(Tribune News Service) — United Launch Alliance managed what was only its second launch of the year, sending up an Atlas V rocket from Cape Canaveral Space Force Station on Sunday morning.
The rocket featuring its most powerful configuration with five solid rocket boosters lifted off at 8:47 a.m. from Canaveral’s Space Launch Complex 41 on a mission for the National Reconnaissance Office and Space Force called SILENTBARKER/NROL-107.
ULA’s lone rocket launch in 2023 had been a Delta IV Heavy back in June. Meanwhile, SpaceX with its latest Starlink launch from neighboring SLC 40 on Friday night has managed 63 orbital missions across all its launch complexes including California.
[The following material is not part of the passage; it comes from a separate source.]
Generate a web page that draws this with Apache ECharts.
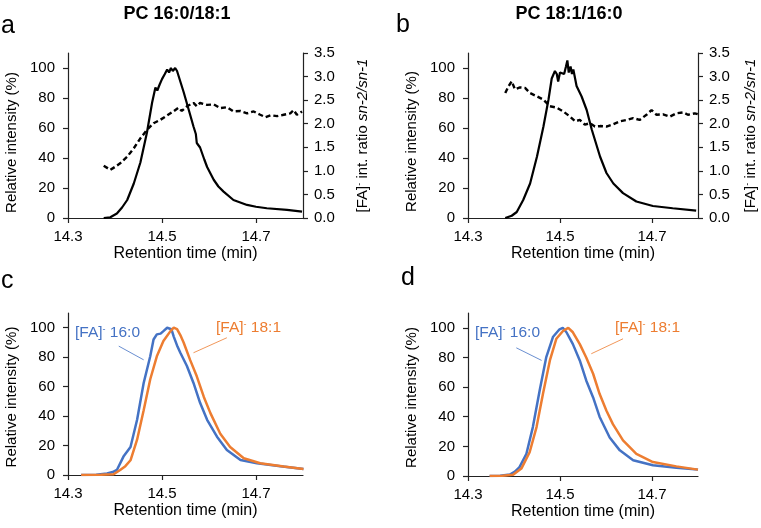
<!DOCTYPE html>
<html>
<head>
<meta charset="utf-8">
<script src="https://cdn.jsdelivr.net/npm/echarts@6/dist/echarts.min.js"></script>
<style>
html,body{margin:0;padding:0;background:#fff;}
#chart{width:761px;height:528px;}
</style>
</head>
<body>
<div id="chart"></div>
<script>
// ---------- data ----------
const xTickValues = [14.3, 14.5, 14.7];
const leftTickValues = [0, 20, 40, 60, 80, 100];
const panelTitles = ['PC 16:0/18:1', 'PC 18:1/16:0'];
const panelLetters = ['a', 'b', 'c', 'd'];
const xAxisName = 'Retention time (min)';
const leftAxisName = 'Relative intensity (%)';
const seriesNames = ['[FA]- 16:0', '[FA]- 18:1'];

// Panel a: PC 16:0/18:1 relative intensity and sn-2/sn-1 ratio
const aIntTime = [14.376,14.39,14.404,14.415,14.426,14.44,14.454,14.468,14.479,14.486,14.49,14.495,14.5,14.506,14.511,14.515,14.519,14.523,14.528,14.532,14.535,14.54,14.546,14.557,14.567,14.572,14.574,14.581,14.59,14.596,14.61,14.62,14.631,14.652,14.681,14.7,14.723,14.766,14.798];
const aIntVal  = [0,0.5,3,7,12,23,37,57,77,87,85,89,92.6,96,99,97,100,98,100,98,95,90,84,72,61,56,50,47,39,34,25.5,21,17.6,12,8.7,7.5,6.5,5.4,4.2];
const aRatioTime = [14.376,14.38,14.39,14.401,14.411,14.426,14.44,14.454,14.468,14.482,14.496,14.51,14.524,14.535,14.542,14.553,14.567,14.574,14.581,14.596,14.61,14.624,14.638,14.652,14.667,14.681,14.695,14.709,14.72,14.731,14.745,14.759,14.773,14.78,14.787,14.798];
const aRatioVal  = [1.11,1.11,1.02,1.09,1.16,1.30,1.48,1.69,1.87,2.01,2.08,2.17,2.26,2.34,2.27,2.37,2.44,2.37,2.44,2.40,2.41,2.33,2.35,2.26,2.27,2.22,2.26,2.19,2.14,2.18,2.16,2.19,2.22,2.29,2.19,2.26];
// Panel b: PC 18:1/16:0
const bIntTime = [14.381,14.395,14.406,14.42,14.435,14.45,14.464,14.475,14.482,14.489,14.493,14.496,14.5,14.504,14.509,14.513,14.516,14.519,14.523,14.526,14.529,14.536,14.547,14.558,14.569,14.576,14.587,14.601,14.616,14.637,14.666,14.702,14.745,14.796];
const bIntVal  = [0,1.5,4,12,23,41,61,79,93,98,96,91,97,98,96,101,105,97,101,96,99,88,81,72,59,52,41,30,23,16.6,11,8,6.5,4.9];
const bRatioTime = [14.381,14.388,14.395,14.402,14.413,14.424,14.435,14.45,14.464,14.478,14.493,14.507,14.522,14.533,14.543,14.554,14.565,14.576,14.587,14.601,14.616,14.63,14.645,14.659,14.673,14.688,14.699,14.71,14.724,14.739,14.753,14.768,14.778,14.793,14.8];
const bRatioVal  = [2.65,2.79,2.90,2.73,2.77,2.76,2.65,2.58,2.51,2.37,2.34,2.26,2.15,2.05,2.08,1.98,2.01,1.94,1.95,1.94,1.99,2.05,2.08,2.12,2.08,2.19,2.29,2.19,2.20,2.15,2.22,2.24,2.19,2.22,2.20];
// Panel c: PC 16:0/18:1 [FA]- chromatograms
const c160Time = [14.328,14.36,14.383,14.395,14.404,14.418,14.433,14.447,14.461,14.475,14.482,14.489,14.497,14.503,14.507,14.511,14.515,14.52,14.525,14.532,14.539,14.553,14.567,14.581,14.596,14.617,14.638,14.667,14.702,14.752,14.801];
const c160Val  = [0,0.2,1,2,3.4,12.5,19,37.5,62.5,80.6,92,95.5,96,97.7,98,100,100,99,94,88,83,74,62.5,49,37.5,26,17,10.2,8,6,4];
const c181Time = [14.328,14.37,14.397,14.411,14.422,14.433,14.447,14.461,14.475,14.489,14.503,14.518,14.525,14.532,14.539,14.546,14.56,14.574,14.589,14.603,14.624,14.645,14.674,14.709,14.759,14.801];
const c181Val  = [0,0.1,0.5,3.4,6,10,24,44,65,80.6,91,97.7,100,99,95,90,78,67,53,42,28,19,11.4,8,5.7,4];
// Panel d: PC 18:1/16:0 [FA]- chromatograms
const d160Time = [14.347,14.37,14.391,14.402,14.412,14.427,14.441,14.456,14.47,14.485,14.499,14.506,14.514,14.528,14.543,14.557,14.572,14.586,14.608,14.63,14.659,14.702,14.753,14.8];
const d160Val  = [0,0.2,1,3,6,15,33,58,80,94,99,100,97,89,78,64.5,53,40,26,17.3,10.6,7.2,5.6,4.3];
const d181Time = [14.347,14.375,14.398,14.416,14.434,14.449,14.463,14.478,14.492,14.507,14.518,14.528,14.543,14.557,14.572,14.586,14.601,14.615,14.637,14.666,14.702,14.753,14.8];
const d181Val  = [0,0.2,0.8,5,16,33,55.5,78,92.6,98,100,97,89,80,69,55.5,44,35,24,15,9.4,6.5,4.3];

// Leader lines for annotations (data coordinates)
const cLeader160 = [[14.408, 87.5], [14.461, 78.2]];
const cLeader181 = [[14.638, 93.2], [14.567, 83]];
const dLeader160 = [[14.405, 86.5], [14.46, 78]];
const dLeader181 = [[14.637, 92.6], [14.568, 82.5]];

// ---------- styling ----------
const FONT = '"Liberation Sans", Arial, Helvetica, sans-serif';
const BLUE = '#4472C4';
const ORANGE = '#ED7D31';
const AXC = '#222';

function zip(xs, ys) { return xs.map((x, i) => [x, ys[i]]); }

const richBase = {
  n: { fontSize: 15, fontFamily: FONT, color: '#000' },
  s: { fontSize: 9, fontFamily: FONT, color: '#000', verticalAlign: 'top' },
  i: { fontSize: 15, fontFamily: FONT, color: '#000', fontStyle: 'italic' }
};

const grids = [
  { left: 68, right: 458, top: 53, bottom: 310 },
  { left: 468, right: 63, top: 53, bottom: 310 },
  { left: 68, right: 458, top: 313, bottom: 53 },
  { left: 468, right: 63, top: 313, bottom: 52 }
];

function makeX(gi) {
  return {
    type: 'value', gridIndex: gi, min: 14.3, max: 14.8,
    name: xAxisName, nameLocation: 'middle', nameGap: 28,
    nameTextStyle: { fontSize: 16, color: '#000', fontFamily: FONT },
    axisLine: { lineStyle: { color: AXC, width: 1.2 } },
    axisTick: { show: true, length: 5, customValues: xTickValues, lineStyle: { color: AXC, width: 1.2 } },
    axisLabel: { customValues: xTickValues, margin: 11, fontSize: 15, color: '#000', fontFamily: FONT,
      formatter: v => Number(v).toFixed(1) },
    splitLine: { show: false }
  };
}
function leftY(gi, pad) {
  return {
    type: 'value', gridIndex: gi, min: 0, max: 110, position: 'left',
    name: leftAxisName, nameLocation: 'middle', nameGap: 49,
    nameTextStyle: { fontSize: 15, color: '#000', fontFamily: FONT, padding: [0, pad, 0, 0] },
    axisLine: { show: true, lineStyle: { color: AXC, width: 1.2 } },
    axisTick: { show: true, length: 5, customValues: leftTickValues, lineStyle: { color: AXC, width: 1.2 } },
    axisLabel: { customValues: leftTickValues, margin: 13, fontSize: 15, color: '#000', fontFamily: FONT },
    splitLine: { show: false }
  };
}
function rightY(gi, gap) {
  return {
    type: 'value', gridIndex: gi, min: 0, max: 3.5, interval: 0.5, position: 'right',
    name: '{n|[FA]}{s|-}{n| int. ratio }{i|sn-2/sn-1}', nameLocation: 'middle', nameGap: gap,
    nameTextStyle: { fontSize: 15, color: '#000', fontFamily: FONT, rich: richBase },
    axisLine: { show: true, lineStyle: { color: AXC, width: 1.2 } },
    axisTick: { show: true, length: 5, lineStyle: { color: AXC, width: 1.2 } },
    axisLabel: { margin: 11, fontSize: 15, color: '#000', fontFamily: FONT, formatter: v => Number(v).toFixed(1) },
    splitLine: { show: false }
  };
}
function lineSeries(name, data, xi, yi, color, dashed, width) {
  return {
    name, type: 'line', xAxisIndex: xi, yAxisIndex: yi, data,
    symbol: 'none', showSymbol: false, animation: false,
    lineStyle: { color, width: width || 2, type: dashed ? [5, 3] : 'solid' },
    z: 3
  };
}
function leader(pair, color) {
  return {
    silent: true, symbol: ['none', 'none'], animation: false,
    label: { show: false },
    lineStyle: { color, width: 1, type: 'solid', opacity: 0.8 },
    data: [[{ coord: pair[0] }, { coord: pair[1] }]]
  };
}
function annText(x, y, label, color) {
  const parts = label.split('- ');
  return {
    type: 'text', x, y, silent: true,
    style: {
      text: '{n|' + parts[0] + '}{s|-}{n| ' + parts[1] + '}',
      verticalAlign: 'top', align: 'left',
      rich: {
        n: { fontSize: 15.5, fontFamily: FONT, fill: color },
        s: { fontSize: 9, fontFamily: FONT, fill: color, verticalAlign: 'top' }
      }
    }
  };
}
function plainText(x, y, text, size, weight, align) {
  return {
    type: 'text', x, y, silent: true,
    style: { text, fontSize: size, fontWeight: weight || 'normal', fontFamily: FONT, fill: '#000',
      align: align || 'left', verticalAlign: 'top' }
  };
}

const s160c = lineSeries(seriesNames[0], zip(c160Time, c160Val), 2, 4, BLUE, false, 2.5);
s160c.markLine = leader(cLeader160, BLUE);
const s181c = lineSeries(seriesNames[1], zip(c181Time, c181Val), 2, 4, ORANGE, false, 2.5);
s181c.markLine = leader(cLeader181, ORANGE);
const s160d = lineSeries(seriesNames[0], zip(d160Time, d160Val), 3, 5, BLUE, false, 2.5);
s160d.markLine = leader(dLeader160, BLUE);
const s181d = lineSeries(seriesNames[1], zip(d181Time, d181Val), 3, 5, ORANGE, false, 2.5);
s181d.markLine = leader(dLeader181, ORANGE);

const option = {
  backgroundColor: '#fff',
  animation: false,
  grid: grids,
  xAxis: [makeX(0), makeX(1), makeX(2), makeX(3)],
  yAxis: [leftY(0, 14), rightY(0, 52), leftY(1, 12), rightY(1, 45), leftY(2, 6), leftY(3, 6)],
  series: [
    lineSeries('PC 16:0/18:1 intensity', zip(aIntTime, aIntVal), 0, 0, '#000', false, 2.2),
    lineSeries('PC 16:0/18:1 ratio', zip(aRatioTime, aRatioVal), 0, 1, '#000', true, 2.4),
    lineSeries('PC 18:1/16:0 intensity', zip(bIntTime, bIntVal), 1, 2, '#000', false, 2.2),
    lineSeries('PC 18:1/16:0 ratio', zip(bRatioTime, bRatioVal), 1, 3, '#000', true, 2.4),
    s160c, s181c, s160d, s181d
  ],
  graphic: [
    plainText(177, 5, panelTitles[0], 18, 'bold', 'center'),
    plainText(569, 5, panelTitles[1], 18, 'bold', 'center'),
    plainText(1, 14, panelLetters[0], 25),
    plainText(396, 13, panelLetters[1], 25),
    plainText(1, 269, panelLetters[2], 25),
    plainText(401, 266, panelLetters[3], 25),
    annText(75, 325, seriesNames[0], BLUE),
    annText(216, 320, seriesNames[1], ORANGE),
    annText(475, 325, seriesNames[0], BLUE),
    annText(615, 320, seriesNames[1], ORANGE)
  ]
};
const chart = echarts.init(document.getElementById('chart'), null, { renderer: 'canvas' });
chart.setOption(option);
</script>
</body>
</html>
For the Space Coast, the Atlas V launch marked the 48th of the year with all but three coming from SpaceX. Aside from the two now from ULA, Relativity Space managed a launch of its 3D-printed Terran 1 rocket in March. With more than three months to go in the year, the Space Coast is on track to surpass its record 57 launches seen in 2022.
SILENTBARKER’s classified mission, which includes multiple payloads, has a primary goal of placing watchdog satellites in geostationary Earth orbit (GEO) “so that we can understand the intentions of other countries to see what they’re doing in the GEO belts and see if there’s any indications of threats or if it’s just normal operations,” said Chris Scolese, director of the NRO on a media call last week. “That capability will just allow us to have increased understanding of what’s going on there.”
The five boosters that combined with the first-stage produce 2.1 million pounds of thrust on liftoff burned for about 90 seconds and fell away from the first stage that continued until the payload fairing was jettisoned about 3 1/2 minutes into flight. More than 66,000 gallons of liquid hydrogen and liquid oxygen were placed into the rocket’s first stage and Centaur upper stage.
Centaur, powered by a version of the workhorse Aerojet Rocketdyne RL-10 engine, will take its national security payloads to their destination about 24,000 miles away.
This is the 13th time Atlas V has flown with the five boosters since its debut in 2006, which have included NASA’s Juno and New Horizons missions. It’s the 98th Atlas V launch overall and 18th and final launch for the NRO.
ULA has just one Delta IV Heavy left to launch slated for liftoff next year and 18 more Atlas V rockets left including seven designated for the Boeing CST-100 Starliner, nine for the Amazon Project Kuiper satellite constellation and two others, all of which are sold.
The replacement for its Atlas V and Delta IV rockets is the new Vulcan Centaur, which could launch before the end of the year, but has faced a series of delays.
ULA’s next launch is slated for as early as Sept. 26 with the first of Amazon’s nine Atlas V missions aiming to put two test satellites into orbit and pave the way for the remaining Atlas V and several dozen Vulcan launches as well as launches on Arianespace’s in-development Ariana VI and Blue Origin’s in-development New Glenn to stick 3,236 satellites into orbit and compete with the likes of SpaceX’s Starlink and other satellite internet providers.
Atlas V’s last launch before Sunday had been from California in December 2022, and its last Space Coast launch had been in November 2022.
Its next Atlas V launch for Starliner, which last flew on an uncrewed mission to the International Space Station in May 2022, won’t be until at least March 2024 as Boeing fixes issues it found that delayed what would have been its first crewed flight to the ISS earlier this year.
Sunday’s launch marked ULA’s 157th mission since 2006.